**Records from a data source**

## BEGIN

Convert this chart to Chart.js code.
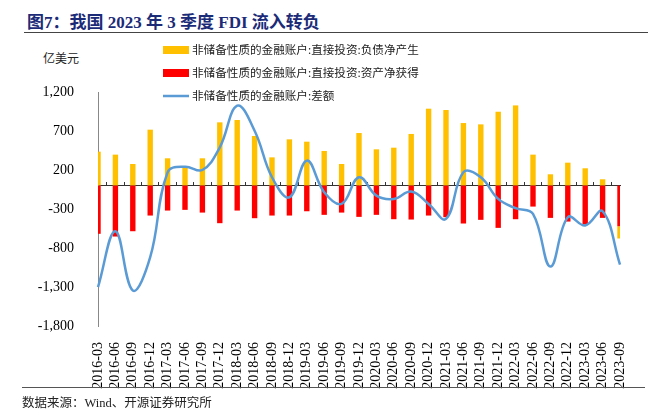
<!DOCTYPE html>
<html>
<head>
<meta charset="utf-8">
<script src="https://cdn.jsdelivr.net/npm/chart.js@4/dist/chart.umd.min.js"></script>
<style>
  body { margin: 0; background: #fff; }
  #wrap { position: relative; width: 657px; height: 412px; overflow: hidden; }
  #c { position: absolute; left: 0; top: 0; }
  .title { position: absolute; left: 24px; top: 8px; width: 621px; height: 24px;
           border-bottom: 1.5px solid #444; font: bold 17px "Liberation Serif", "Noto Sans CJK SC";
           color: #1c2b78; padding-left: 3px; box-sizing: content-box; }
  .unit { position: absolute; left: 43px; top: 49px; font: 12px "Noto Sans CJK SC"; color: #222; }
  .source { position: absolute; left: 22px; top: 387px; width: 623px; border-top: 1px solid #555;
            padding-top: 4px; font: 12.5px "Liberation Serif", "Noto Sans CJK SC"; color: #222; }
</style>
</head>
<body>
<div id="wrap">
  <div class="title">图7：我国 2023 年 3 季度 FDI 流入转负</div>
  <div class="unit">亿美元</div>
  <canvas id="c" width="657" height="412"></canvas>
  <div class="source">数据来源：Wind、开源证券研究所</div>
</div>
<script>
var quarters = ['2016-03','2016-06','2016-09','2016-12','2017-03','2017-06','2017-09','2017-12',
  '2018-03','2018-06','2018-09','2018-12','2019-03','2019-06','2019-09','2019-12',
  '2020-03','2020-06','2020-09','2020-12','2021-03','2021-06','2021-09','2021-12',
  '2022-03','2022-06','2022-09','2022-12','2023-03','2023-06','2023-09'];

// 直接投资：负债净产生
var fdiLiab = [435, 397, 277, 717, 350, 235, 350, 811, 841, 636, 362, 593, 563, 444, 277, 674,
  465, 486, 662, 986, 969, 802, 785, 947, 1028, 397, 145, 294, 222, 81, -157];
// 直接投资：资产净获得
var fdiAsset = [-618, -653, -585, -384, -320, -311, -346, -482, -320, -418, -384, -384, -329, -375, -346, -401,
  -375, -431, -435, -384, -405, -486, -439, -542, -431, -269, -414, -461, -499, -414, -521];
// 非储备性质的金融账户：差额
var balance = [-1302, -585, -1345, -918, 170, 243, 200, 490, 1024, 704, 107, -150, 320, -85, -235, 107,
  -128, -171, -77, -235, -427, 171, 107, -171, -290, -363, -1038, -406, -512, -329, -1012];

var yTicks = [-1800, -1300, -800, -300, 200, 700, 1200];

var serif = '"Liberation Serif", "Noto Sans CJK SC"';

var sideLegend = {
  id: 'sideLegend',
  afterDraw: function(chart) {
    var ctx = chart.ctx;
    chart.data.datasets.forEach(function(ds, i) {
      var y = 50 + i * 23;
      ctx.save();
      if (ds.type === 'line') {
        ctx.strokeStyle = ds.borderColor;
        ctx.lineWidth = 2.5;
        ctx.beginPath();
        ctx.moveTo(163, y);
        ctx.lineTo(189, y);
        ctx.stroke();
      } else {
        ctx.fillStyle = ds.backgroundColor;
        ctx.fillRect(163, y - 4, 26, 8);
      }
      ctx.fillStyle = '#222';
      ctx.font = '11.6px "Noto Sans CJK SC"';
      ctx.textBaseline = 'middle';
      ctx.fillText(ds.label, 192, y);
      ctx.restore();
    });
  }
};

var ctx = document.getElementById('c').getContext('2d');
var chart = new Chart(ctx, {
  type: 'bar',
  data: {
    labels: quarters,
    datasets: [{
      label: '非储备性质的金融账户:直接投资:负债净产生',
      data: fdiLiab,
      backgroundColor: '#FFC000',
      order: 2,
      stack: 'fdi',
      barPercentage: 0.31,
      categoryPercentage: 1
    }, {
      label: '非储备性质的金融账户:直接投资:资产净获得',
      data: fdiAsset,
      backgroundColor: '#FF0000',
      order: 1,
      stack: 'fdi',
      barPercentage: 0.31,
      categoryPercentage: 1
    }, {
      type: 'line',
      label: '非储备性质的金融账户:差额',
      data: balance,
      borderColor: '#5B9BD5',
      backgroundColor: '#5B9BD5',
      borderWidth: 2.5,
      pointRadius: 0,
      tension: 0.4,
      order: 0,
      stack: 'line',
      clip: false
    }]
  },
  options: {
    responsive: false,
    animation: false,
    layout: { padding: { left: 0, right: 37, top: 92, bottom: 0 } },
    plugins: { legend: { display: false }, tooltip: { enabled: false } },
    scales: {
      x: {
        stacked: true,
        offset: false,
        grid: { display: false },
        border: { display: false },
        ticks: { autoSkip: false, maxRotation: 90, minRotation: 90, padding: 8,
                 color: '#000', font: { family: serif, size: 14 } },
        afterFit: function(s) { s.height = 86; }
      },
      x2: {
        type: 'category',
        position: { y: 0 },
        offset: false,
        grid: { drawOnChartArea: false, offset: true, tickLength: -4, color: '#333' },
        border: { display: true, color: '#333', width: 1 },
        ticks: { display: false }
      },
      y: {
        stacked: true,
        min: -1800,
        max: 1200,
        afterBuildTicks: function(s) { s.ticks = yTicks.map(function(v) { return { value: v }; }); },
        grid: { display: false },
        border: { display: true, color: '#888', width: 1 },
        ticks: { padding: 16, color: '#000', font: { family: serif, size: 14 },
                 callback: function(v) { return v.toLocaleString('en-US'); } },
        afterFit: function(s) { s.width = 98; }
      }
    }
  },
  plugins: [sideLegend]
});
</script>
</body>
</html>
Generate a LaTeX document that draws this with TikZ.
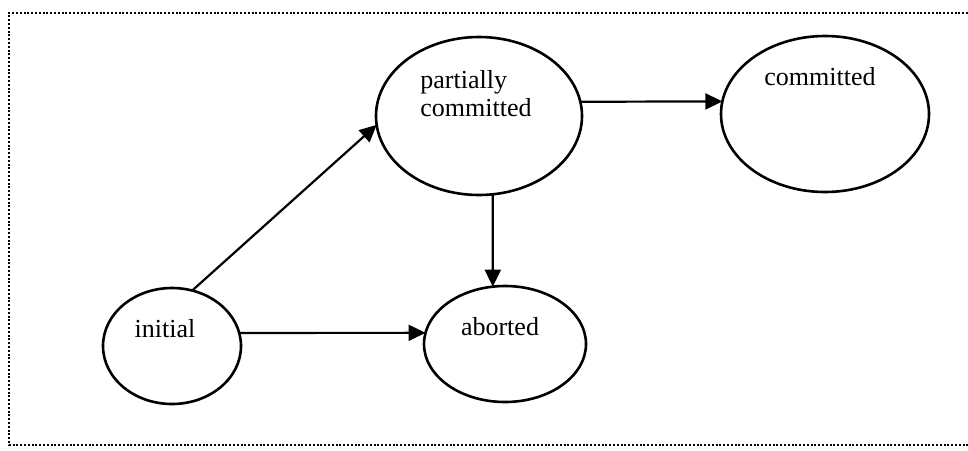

## END

**Work instructions**
Write down every line from the opening of the listing to the line with "-512, -329, -1012];", both included, and nothing else; the pictures are omitted.

**The result**
Convert this chart to Chart.js code.
<!DOCTYPE html>
<html>
<head>
<meta charset="utf-8">
<script src="https://cdn.jsdelivr.net/npm/chart.js@4/dist/chart.umd.min.js"></script>
<style>
  body { margin: 0; background: #fff; }
  #wrap { position: relative; width: 657px; height: 412px; overflow: hidden; }
  #c { position: absolute; left: 0; top: 0; }
  .title { position: absolute; left: 24px; top: 8px; width: 621px; height: 24px;
           border-bottom: 1.5px solid #444; font: bold 17px "Liberation Serif", "Noto Sans CJK SC";
           color: #1c2b78; padding-left: 3px; box-sizing: content-box; }
  .unit { position: absolute; left: 43px; top: 49px; font: 12px "Noto Sans CJK SC"; color: #222; }
  .source { position: absolute; left: 22px; top: 387px; width: 623px; border-top: 1px solid #555;
            padding-top: 4px; font: 12.5px "Liberation Serif", "Noto Sans CJK SC"; color: #222; }
</style>
</head>
<body>
<div id="wrap">
  <div class="title">图7：我国 2023 年 3 季度 FDI 流入转负</div>
  <div class="unit">亿美元</div>
  <canvas id="c" width="657" height="412"></canvas>
  <div class="source">数据来源：Wind、开源证券研究所</div>
</div>
<script>
var quarters = ['2016-03','2016-06','2016-09','2016-12','2017-03','2017-06','2017-09','2017-12',
  '2018-03','2018-06','2018-09','2018-12','2019-03','2019-06','2019-09','2019-12',
  '2020-03','2020-06','2020-09','2020-12','2021-03','2021-06','2021-09','2021-12',
  '2022-03','2022-06','2022-09','2022-12','2023-03','2023-06','2023-09'];

// 直接投资：负债净产生
var fdiLiab = [435, 397, 277, 717, 350, 235, 350, 811, 841, 636, 362, 593, 563, 444, 277, 674,
  465, 486, 662, 986, 969, 802, 785, 947, 1028, 397, 145, 294, 222, 81, -157];
// 直接投资：资产净获得
var fdiAsset = [-618, -653, -585, -384, -320, -311, -346, -482, -320, -418, -384, -384, -329, -375, -346, -401,
  -375, -431, -435, -384, -405, -486, -439, -542, -431, -269, -414, -461, -499, -414, -521];
// 非储备性质的金融账户：差额
var balance = [-1302, -585, -1345, -918, 170, 243, 200, 490, 1024, 704, 107, -150, 320, -85, -235, 107,
  -128, -171, -77, -235, -427, 171, 107, -171, -290, -363, -1038, -406, -512, -329, -1012];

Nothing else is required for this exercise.